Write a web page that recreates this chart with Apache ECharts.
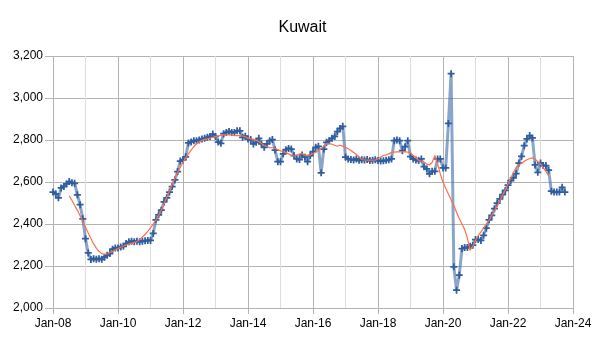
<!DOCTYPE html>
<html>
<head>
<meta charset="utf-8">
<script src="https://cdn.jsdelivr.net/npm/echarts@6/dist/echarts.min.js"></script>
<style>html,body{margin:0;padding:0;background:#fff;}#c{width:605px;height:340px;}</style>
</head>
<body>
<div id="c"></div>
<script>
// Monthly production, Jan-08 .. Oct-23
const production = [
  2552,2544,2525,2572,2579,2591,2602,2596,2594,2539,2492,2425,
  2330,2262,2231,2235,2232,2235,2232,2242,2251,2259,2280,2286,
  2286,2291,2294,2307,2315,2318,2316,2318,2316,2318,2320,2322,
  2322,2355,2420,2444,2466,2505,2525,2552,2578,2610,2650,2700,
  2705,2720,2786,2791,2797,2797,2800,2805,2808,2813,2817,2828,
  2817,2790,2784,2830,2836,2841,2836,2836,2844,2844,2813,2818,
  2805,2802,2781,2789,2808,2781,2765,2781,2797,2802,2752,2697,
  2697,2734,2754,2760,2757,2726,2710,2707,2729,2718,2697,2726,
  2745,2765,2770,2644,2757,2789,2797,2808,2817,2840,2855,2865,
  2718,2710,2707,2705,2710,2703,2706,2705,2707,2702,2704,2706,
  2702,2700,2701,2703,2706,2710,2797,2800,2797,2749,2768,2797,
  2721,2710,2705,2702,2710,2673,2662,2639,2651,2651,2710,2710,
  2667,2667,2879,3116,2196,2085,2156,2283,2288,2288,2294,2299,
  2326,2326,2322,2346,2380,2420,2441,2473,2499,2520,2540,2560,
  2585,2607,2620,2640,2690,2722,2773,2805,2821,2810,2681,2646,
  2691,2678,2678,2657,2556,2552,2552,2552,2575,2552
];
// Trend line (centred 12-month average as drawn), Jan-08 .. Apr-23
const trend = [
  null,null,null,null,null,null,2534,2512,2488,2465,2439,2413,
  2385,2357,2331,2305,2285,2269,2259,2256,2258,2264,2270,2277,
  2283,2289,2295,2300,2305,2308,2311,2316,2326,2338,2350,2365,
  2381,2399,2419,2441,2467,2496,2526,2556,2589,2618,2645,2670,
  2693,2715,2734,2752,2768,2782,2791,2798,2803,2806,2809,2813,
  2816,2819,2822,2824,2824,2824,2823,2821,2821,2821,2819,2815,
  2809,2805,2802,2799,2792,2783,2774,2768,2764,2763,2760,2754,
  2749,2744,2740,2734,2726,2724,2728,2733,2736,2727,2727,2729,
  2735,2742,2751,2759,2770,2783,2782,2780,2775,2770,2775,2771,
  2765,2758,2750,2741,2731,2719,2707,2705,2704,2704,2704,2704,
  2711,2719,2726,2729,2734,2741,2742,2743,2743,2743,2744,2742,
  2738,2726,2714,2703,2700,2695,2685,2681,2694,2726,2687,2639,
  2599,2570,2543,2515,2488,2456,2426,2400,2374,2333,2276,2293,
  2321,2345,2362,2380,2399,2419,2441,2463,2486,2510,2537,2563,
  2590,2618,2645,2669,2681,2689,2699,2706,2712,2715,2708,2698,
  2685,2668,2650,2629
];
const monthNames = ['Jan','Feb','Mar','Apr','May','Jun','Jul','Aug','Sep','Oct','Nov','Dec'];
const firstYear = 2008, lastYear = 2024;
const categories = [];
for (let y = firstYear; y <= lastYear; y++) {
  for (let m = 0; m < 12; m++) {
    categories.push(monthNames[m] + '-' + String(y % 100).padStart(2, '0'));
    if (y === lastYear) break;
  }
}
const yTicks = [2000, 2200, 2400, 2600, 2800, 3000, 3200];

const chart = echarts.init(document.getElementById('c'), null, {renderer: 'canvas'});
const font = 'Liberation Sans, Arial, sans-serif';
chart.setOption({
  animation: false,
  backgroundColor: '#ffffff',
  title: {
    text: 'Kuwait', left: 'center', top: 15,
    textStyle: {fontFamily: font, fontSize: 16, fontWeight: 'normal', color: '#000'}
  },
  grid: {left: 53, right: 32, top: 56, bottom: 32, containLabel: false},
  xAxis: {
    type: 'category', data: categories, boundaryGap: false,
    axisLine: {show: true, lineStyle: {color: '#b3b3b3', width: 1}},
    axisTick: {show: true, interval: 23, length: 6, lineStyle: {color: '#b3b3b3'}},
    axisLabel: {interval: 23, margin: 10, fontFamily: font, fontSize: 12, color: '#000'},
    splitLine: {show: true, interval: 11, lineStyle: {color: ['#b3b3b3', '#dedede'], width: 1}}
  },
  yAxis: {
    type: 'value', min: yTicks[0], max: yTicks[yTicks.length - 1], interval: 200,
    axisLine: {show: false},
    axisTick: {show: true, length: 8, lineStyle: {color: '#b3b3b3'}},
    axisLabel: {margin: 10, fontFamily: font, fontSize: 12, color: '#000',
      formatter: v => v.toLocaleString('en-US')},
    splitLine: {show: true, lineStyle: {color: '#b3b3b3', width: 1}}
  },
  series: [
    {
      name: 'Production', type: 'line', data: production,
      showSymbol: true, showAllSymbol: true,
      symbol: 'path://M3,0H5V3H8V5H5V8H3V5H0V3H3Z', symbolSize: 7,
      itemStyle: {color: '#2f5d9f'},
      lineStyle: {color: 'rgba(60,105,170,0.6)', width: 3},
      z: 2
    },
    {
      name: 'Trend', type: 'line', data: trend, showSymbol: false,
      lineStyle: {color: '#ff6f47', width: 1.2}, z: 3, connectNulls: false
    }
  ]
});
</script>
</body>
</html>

The task: Each line above is to be copied verbatim. Drop any image from the copy.

Result of this exercise:
Write a web page that recreates this chart with Apache ECharts.
<!DOCTYPE html>
<html>
<head>
<meta charset="utf-8">
<script src="https://cdn.jsdelivr.net/npm/echarts@6/dist/echarts.min.js"></script>
<style>html,body{margin:0;padding:0;background:#fff;}#c{width:605px;height:340px;}</style>
</head>
<body>
<div id="c"></div>
<script>
// Monthly production, Jan-08 .. Oct-23
const production = [
  2552,2544,2525,2572,2579,2591,2602,2596,2594,2539,2492,2425,
  2330,2262,2231,2235,2232,2235,2232,2242,2251,2259,2280,2286,
  2286,2291,2294,2307,2315,2318,2316,2318,2316,2318,2320,2322,
  2322,2355,2420,2444,2466,2505,2525,2552,2578,2610,2650,2700,
  2705,2720,2786,2791,2797,2797,2800,2805,2808,2813,2817,2828,
  2817,2790,2784,2830,2836,2841,2836,2836,2844,2844,2813,2818,
  2805,2802,2781,2789,2808,2781,2765,2781,2797,2802,2752,2697,
  2697,2734,2754,2760,2757,2726,2710,2707,2729,2718,2697,2726,
  2745,2765,2770,2644,2757,2789,2797,2808,2817,2840,2855,2865,
  2718,2710,2707,2705,2710,2703,2706,2705,2707,2702,2704,2706,
  2702,2700,2701,2703,2706,2710,2797,2800,2797,2749,2768,2797,
  2721,2710,2705,2702,2710,2673,2662,2639,2651,2651,2710,2710,
  2667,2667,2879,3116,2196,2085,2156,2283,2288,2288,2294,2299,
  2326,2326,2322,2346,2380,2420,2441,2473,2499,2520,2540,2560,
  2585,2607,2620,2640,2690,2722,2773,2805,2821,2810,2681,2646,
  2691,2678,2678,2657,2556,2552,2552,2552,2575,2552
];
// Trend line (centred 12-month average as drawn), Jan-08 .. Apr-23
const trend = [
  null,null,null,null,null,null,2534,2512,2488,2465,2439,2413,
  2385,2357,2331,2305,2285,2269,2259,2256,2258,2264,2270,2277,
  2283,2289,2295,2300,2305,2308,2311,2316,2326,2338,2350,2365,
  2381,2399,2419,2441,2467,2496,2526,2556,2589,2618,2645,2670,
  2693,2715,2734,2752,2768,2782,2791,2798,2803,2806,2809,2813,
  2816,2819,2822,2824,2824,2824,2823,2821,2821,2821,2819,2815,
  2809,2805,2802,2799,2792,2783,2774,2768,2764,2763,2760,2754,
  2749,2744,2740,2734,2726,2724,2728,2733,2736,2727,2727,2729,
  2735,2742,2751,2759,2770,2783,2782,2780,2775,2770,2775,2771,
  2765,2758,2750,2741,2731,2719,2707,2705,2704,2704,2704,2704,
  2711,2719,2726,2729,2734,2741,2742,2743,2743,2743,2744,2742,
  2738,2726,2714,2703,2700,2695,2685,2681,2694,2726,2687,2639,
  2599,2570,2543,2515,2488,2456,2426,2400,2374,2333,2276,2293,
  2321,2345,2362,2380,2399,2419,2441,2463,2486,2510,2537,2563,
  2590,2618,2645,2669,2681,2689,2699,2706,2712,2715,2708,2698,
  2685,2668,2650,2629
];
const monthNames = ['Jan','Feb','Mar','Apr','May','Jun','Jul','Aug','Sep','Oct','Nov','Dec'];
const firstYear = 2008, lastYear = 2024;
const categories = [];
for (let y = firstYear; y <= lastYear; y++) {
  for (let m = 0; m < 12; m++) {
    categories.push(monthNames[m] + '-' + String(y % 100).padStart(2, '0'));
    if (y === lastYear) break;
  }
}
const yTicks = [2000, 2200, 2400, 2600, 2800, 3000, 3200];

const chart = echarts.init(document.getElementById('c'), null, {renderer: 'canvas'});
const font = 'Liberation Sans, Arial, sans-serif';
chart.setOption({
  animation: false,
  backgroundColor: '#ffffff',
  title: {
    text: 'Kuwait', left: 'center', top: 15,
    textStyle: {fontFamily: font, fontSize: 16, fontWeight: 'normal', color: '#000'}
  },
  grid: {left: 53, right: 32, top: 56, bottom: 32, containLabel: false},
  xAxis: {
    type: 'category', data: categories, boundaryGap: false,
    axisLine: {show: true, lineStyle: {color: '#b3b3b3', width: 1}},
    axisTick: {show: true, interval: 23, length: 6, lineStyle: {color: '#b3b3b3'}},
    axisLabel: {interval: 23, margin: 10, fontFamily: font, fontSize: 12, color: '#000'},
    splitLine: {show: true, interval: 11, lineStyle: {color: ['#b3b3b3', '#dedede'], width: 1}}
  },
  yAxis: {
    type: 'value', min: yTicks[0], max: yTicks[yTicks.length - 1], interval: 200,
    axisLine: {show: false},
    axisTick: {show: true, length: 8, lineStyle: {color: '#b3b3b3'}},
    axisLabel: {margin: 10, fontFamily: font, fontSize: 12, color: '#000',
      formatter: v => v.toLocaleString('en-US')},
    splitLine: {show: true, lineStyle: {color: '#b3b3b3', width: 1}}
  },
  series: [
    {
      name: 'Production', type: 'line', data: production,
      showSymbol: true, showAllSymbol: true,
      symbol: 'path://M3,0H5V3H8V5H5V8H3V5H0V3H3Z', symbolSize: 7,
      itemStyle: {color: '#2f5d9f'},
      lineStyle: {color: 'rgba(60,105,170,0.6)', width: 3},
      z: 2
    },
    {
      name: 'Trend', type: 'line', data: trend, showSymbol: false,
      lineStyle: {color: '#ff6f47', width: 1.2}, z: 3, connectNulls: false
    }
  ]
});
</script>
</body>
</html>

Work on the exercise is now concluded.